> [What you are asked to do]: Give the data a second time, exactly and in full.

⁂

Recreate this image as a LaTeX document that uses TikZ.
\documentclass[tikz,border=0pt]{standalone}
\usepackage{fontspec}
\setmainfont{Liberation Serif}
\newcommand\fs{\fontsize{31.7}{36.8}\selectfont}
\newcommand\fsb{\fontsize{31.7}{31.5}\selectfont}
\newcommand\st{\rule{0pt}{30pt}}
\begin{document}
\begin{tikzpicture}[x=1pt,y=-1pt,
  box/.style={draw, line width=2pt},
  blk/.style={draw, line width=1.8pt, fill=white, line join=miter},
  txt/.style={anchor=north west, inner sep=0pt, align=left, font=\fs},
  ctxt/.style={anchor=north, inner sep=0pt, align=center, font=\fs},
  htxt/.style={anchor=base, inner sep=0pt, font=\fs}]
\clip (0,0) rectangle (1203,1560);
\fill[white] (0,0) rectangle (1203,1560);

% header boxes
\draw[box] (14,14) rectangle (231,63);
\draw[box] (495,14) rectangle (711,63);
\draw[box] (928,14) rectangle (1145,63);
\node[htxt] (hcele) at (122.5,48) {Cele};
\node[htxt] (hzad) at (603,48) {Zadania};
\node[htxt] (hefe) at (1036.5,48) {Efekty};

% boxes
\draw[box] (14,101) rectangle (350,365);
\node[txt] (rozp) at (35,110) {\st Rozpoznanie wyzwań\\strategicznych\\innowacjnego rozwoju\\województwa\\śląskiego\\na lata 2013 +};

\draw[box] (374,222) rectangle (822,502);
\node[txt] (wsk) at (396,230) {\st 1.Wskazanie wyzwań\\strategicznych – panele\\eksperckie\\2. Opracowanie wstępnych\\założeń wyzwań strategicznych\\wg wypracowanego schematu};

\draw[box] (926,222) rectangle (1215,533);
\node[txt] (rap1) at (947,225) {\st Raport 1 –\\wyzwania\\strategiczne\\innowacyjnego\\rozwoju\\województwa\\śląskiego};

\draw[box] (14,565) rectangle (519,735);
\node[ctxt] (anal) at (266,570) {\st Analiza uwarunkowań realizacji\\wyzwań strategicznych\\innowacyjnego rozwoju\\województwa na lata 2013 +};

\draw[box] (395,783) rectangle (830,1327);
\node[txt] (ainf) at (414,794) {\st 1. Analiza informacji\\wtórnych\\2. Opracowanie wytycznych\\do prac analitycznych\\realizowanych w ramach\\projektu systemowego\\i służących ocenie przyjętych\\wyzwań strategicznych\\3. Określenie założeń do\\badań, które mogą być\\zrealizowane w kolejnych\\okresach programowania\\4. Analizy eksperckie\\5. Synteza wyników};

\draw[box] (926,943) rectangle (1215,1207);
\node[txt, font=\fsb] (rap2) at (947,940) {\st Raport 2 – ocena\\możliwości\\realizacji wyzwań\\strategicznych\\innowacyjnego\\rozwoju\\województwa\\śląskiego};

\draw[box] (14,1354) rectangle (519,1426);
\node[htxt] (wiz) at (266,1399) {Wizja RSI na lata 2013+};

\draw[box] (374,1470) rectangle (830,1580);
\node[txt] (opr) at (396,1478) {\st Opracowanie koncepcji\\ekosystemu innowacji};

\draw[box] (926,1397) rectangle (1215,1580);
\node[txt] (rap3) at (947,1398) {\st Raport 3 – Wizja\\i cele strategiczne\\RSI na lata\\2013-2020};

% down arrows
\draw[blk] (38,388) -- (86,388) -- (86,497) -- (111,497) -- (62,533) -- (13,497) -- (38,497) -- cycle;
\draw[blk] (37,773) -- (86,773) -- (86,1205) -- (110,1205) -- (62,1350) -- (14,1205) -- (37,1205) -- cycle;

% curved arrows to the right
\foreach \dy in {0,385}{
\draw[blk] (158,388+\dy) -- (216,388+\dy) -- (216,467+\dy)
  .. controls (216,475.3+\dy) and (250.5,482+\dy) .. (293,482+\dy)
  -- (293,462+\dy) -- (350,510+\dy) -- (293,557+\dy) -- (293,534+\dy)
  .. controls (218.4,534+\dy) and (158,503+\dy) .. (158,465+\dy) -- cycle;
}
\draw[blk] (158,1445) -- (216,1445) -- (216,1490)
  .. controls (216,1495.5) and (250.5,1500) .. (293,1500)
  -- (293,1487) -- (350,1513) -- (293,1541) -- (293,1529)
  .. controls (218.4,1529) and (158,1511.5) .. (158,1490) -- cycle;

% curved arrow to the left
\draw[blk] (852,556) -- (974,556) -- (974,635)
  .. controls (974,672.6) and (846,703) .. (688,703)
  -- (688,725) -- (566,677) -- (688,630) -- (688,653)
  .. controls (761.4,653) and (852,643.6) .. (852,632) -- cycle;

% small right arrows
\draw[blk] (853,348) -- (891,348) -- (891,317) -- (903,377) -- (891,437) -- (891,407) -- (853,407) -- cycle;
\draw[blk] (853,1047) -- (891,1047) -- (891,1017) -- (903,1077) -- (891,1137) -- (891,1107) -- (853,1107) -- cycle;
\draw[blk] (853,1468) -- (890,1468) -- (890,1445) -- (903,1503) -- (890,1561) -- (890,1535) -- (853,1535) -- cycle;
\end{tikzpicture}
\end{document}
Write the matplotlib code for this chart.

⁂

> [Solution]:
Recreate this image as a LaTeX document that uses TikZ.
\documentclass[tikz,border=0pt]{standalone}
\usepackage{fontspec}
\setmainfont{Liberation Serif}
\newcommand\fs{\fontsize{31.7}{36.8}\selectfont}
\newcommand\fsb{\fontsize{31.7}{31.5}\selectfont}
\newcommand\st{\rule{0pt}{30pt}}
\begin{document}
\begin{tikzpicture}[x=1pt,y=-1pt,
  box/.style={draw, line width=2pt},
  blk/.style={draw, line width=1.8pt, fill=white, line join=miter},
  txt/.style={anchor=north west, inner sep=0pt, align=left, font=\fs},
  ctxt/.style={anchor=north, inner sep=0pt, align=center, font=\fs},
  htxt/.style={anchor=base, inner sep=0pt, font=\fs}]
\clip (0,0) rectangle (1203,1560);
\fill[white] (0,0) rectangle (1203,1560);

% header boxes
\draw[box] (14,14) rectangle (231,63);
\draw[box] (495,14) rectangle (711,63);
\draw[box] (928,14) rectangle (1145,63);
\node[htxt] (hcele) at (122.5,48) {Cele};
\node[htxt] (hzad) at (603,48) {Zadania};
\node[htxt] (hefe) at (1036.5,48) {Efekty};

% boxes
\draw[box] (14,101) rectangle (350,365);
\node[txt] (rozp) at (35,110) {\st Rozpoznanie wyzwań\\strategicznych\\innowacjnego rozwoju\\województwa\\śląskiego\\na lata 2013 +};

\draw[box] (374,222) rectangle (822,502);
\node[txt] (wsk) at (396,230) {\st 1.Wskazanie wyzwań\\strategicznych – panele\\eksperckie\\2. Opracowanie wstępnych\\założeń wyzwań strategicznych\\wg wypracowanego schematu};

\draw[box] (926,222) rectangle (1215,533);
\node[txt] (rap1) at (947,225) {\st Raport 1 –\\wyzwania\\strategiczne\\innowacyjnego\\rozwoju\\województwa\\śląskiego};

\draw[box] (14,565) rectangle (519,735);
\node[ctxt] (anal) at (266,570) {\st Analiza uwarunkowań realizacji\\wyzwań strategicznych\\innowacyjnego rozwoju\\województwa na lata 2013 +};

\draw[box] (395,783) rectangle (830,1327);
\node[txt] (ainf) at (414,794) {\st 1. Analiza informacji\\wtórnych\\2. Opracowanie wytycznych\\do prac analitycznych\\realizowanych w ramach\\projektu systemowego\\i służących ocenie przyjętych\\wyzwań strategicznych\\3. Określenie założeń do\\badań, które mogą być\\zrealizowane w kolejnych\\okresach programowania\\4. Analizy eksperckie\\5. Synteza wyników};

\draw[box] (926,943) rectangle (1215,1207);
\node[txt, font=\fsb] (rap2) at (947,940) {\st Raport 2 – ocena\\możliwości\\realizacji wyzwań\\strategicznych\\innowacyjnego\\rozwoju\\województwa\\śląskiego};

\draw[box] (14,1354) rectangle (519,1426);
\node[htxt] (wiz) at (266,1399) {Wizja RSI na lata 2013+};

\draw[box] (374,1470) rectangle (830,1580);
\node[txt] (opr) at (396,1478) {\st Opracowanie koncepcji\\ekosystemu innowacji};

\draw[box] (926,1397) rectangle (1215,1580);
\node[txt] (rap3) at (947,1398) {\st Raport 3 – Wizja\\i cele strategiczne\\RSI na lata\\2013-2020};

% down arrows
\draw[blk] (38,388) -- (86,388) -- (86,497) -- (111,497) -- (62,533) -- (13,497) -- (38,497) -- cycle;
\draw[blk] (37,773) -- (86,773) -- (86,1205) -- (110,1205) -- (62,1350) -- (14,1205) -- (37,1205) -- cycle;

% curved arrows to the right
\foreach \dy in {0,385}{
\draw[blk] (158,388+\dy) -- (216,388+\dy) -- (216,467+\dy)
  .. controls (216,475.3+\dy) and (250.5,482+\dy) .. (293,482+\dy)
  -- (293,462+\dy) -- (350,510+\dy) -- (293,557+\dy) -- (293,534+\dy)
  .. controls (218.4,534+\dy) and (158,503+\dy) .. (158,465+\dy) -- cycle;
}
\draw[blk] (158,1445) -- (216,1445) -- (216,1490)
  .. controls (216,1495.5) and (250.5,1500) .. (293,1500)
  -- (293,1487) -- (350,1513) -- (293,1541) -- (293,1529)
  .. controls (218.4,1529) and (158,1511.5) .. (158,1490) -- cycle;

% curved arrow to the left
\draw[blk] (852,556) -- (974,556) -- (974,635)
  .. controls (974,672.6) and (846,703) .. (688,703)
  -- (688,725) -- (566,677) -- (688,630) -- (688,653)
  .. controls (761.4,653) and (852,643.6) .. (852,632) -- cycle;

% small right arrows
\draw[blk] (853,348) -- (891,348) -- (891,317) -- (903,377) -- (891,437) -- (891,407) -- (853,407) -- cycle;
\draw[blk] (853,1047) -- (891,1047) -- (891,1017) -- (903,1077) -- (891,1137) -- (891,1107) -- (853,1107) -- cycle;
\draw[blk] (853,1468) -- (890,1468) -- (890,1445) -- (903,1503) -- (890,1561) -- (890,1535) -- (853,1535) -- cycle;
\end{tikzpicture}
\end{document}
Write the matplotlib code for this chart.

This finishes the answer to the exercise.